■ Dataset section
begin
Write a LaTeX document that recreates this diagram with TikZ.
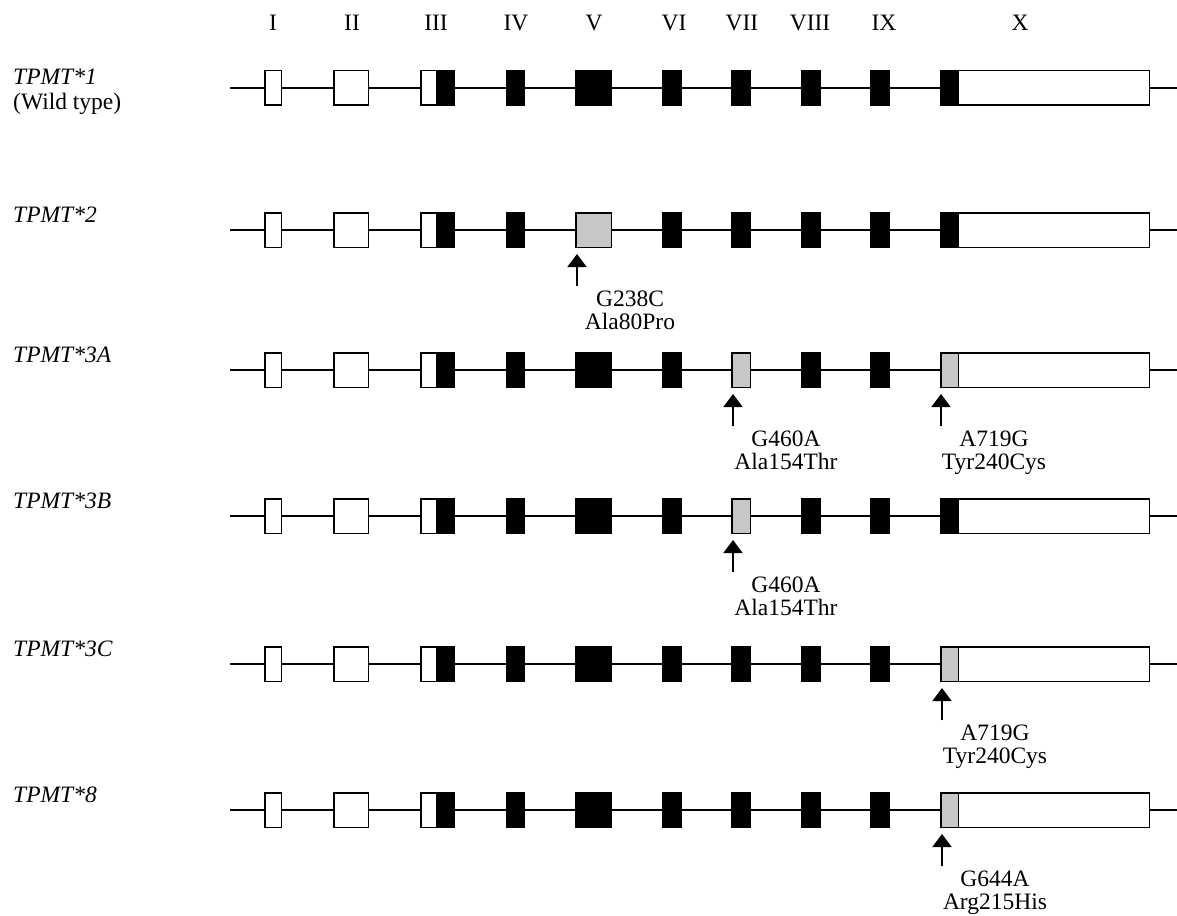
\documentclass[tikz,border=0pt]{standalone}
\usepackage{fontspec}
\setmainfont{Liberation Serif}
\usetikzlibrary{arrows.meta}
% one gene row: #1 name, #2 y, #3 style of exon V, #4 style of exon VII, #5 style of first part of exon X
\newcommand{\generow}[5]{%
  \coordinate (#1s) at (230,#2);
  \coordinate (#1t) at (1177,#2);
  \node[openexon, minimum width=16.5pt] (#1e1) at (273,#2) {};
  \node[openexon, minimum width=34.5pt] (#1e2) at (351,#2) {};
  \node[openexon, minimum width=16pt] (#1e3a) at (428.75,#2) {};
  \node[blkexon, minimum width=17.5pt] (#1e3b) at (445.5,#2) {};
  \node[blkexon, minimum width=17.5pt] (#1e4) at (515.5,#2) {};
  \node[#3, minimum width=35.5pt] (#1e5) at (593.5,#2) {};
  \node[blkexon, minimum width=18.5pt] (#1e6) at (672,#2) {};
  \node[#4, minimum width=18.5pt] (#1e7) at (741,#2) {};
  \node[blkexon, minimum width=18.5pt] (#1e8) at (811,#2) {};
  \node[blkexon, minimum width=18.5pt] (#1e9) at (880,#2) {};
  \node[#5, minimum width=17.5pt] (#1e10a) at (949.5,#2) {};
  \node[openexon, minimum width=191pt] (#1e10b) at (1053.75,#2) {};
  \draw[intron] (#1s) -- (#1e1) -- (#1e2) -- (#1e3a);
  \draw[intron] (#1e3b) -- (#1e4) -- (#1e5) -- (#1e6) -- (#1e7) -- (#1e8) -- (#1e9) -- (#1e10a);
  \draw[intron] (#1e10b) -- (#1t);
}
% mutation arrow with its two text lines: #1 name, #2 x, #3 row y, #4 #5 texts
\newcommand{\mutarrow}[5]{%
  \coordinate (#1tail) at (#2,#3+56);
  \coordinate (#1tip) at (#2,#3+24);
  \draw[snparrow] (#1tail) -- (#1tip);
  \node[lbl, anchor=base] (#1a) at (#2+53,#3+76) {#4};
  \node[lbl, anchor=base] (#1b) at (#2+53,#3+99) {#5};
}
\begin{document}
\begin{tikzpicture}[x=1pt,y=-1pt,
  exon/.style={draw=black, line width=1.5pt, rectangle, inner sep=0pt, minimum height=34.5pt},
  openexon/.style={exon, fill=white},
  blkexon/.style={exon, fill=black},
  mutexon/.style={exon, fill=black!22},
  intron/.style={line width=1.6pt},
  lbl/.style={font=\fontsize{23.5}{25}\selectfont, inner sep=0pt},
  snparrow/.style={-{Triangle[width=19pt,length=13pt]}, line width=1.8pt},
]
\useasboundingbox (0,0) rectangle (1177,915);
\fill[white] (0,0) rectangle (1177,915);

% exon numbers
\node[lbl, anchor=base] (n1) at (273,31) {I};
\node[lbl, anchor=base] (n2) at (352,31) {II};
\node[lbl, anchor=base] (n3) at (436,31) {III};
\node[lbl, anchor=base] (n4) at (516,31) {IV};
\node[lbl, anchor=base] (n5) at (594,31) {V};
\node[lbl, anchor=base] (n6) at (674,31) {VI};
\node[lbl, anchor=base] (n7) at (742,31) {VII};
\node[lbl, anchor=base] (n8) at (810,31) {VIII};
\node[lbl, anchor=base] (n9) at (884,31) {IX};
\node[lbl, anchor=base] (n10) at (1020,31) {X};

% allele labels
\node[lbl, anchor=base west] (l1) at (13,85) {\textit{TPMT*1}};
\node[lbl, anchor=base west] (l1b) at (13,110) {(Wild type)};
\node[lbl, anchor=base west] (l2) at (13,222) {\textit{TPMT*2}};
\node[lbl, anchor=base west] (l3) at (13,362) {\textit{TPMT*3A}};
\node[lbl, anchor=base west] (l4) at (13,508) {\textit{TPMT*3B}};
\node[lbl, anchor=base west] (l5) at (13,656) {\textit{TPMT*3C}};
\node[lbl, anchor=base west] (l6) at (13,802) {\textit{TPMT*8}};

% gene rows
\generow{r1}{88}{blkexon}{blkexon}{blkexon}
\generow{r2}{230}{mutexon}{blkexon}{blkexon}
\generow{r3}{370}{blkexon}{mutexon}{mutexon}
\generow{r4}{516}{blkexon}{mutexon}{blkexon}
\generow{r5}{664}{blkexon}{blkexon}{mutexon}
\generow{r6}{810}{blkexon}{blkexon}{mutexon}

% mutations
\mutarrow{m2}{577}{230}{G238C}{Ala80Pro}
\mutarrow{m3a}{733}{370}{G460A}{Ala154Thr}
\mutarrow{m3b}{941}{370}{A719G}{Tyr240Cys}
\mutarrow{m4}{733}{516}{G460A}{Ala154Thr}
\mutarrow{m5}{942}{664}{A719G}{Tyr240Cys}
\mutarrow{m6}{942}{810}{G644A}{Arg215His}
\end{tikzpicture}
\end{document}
end
■ Brief
Pick out, from the lines above, every one that contains the string "with".

■ Completed task
Write a LaTeX document that recreates this diagram with TikZ.
% mutation arrow with its two text lines: #1 name, #2 x, #3 row y, #4 #5 texts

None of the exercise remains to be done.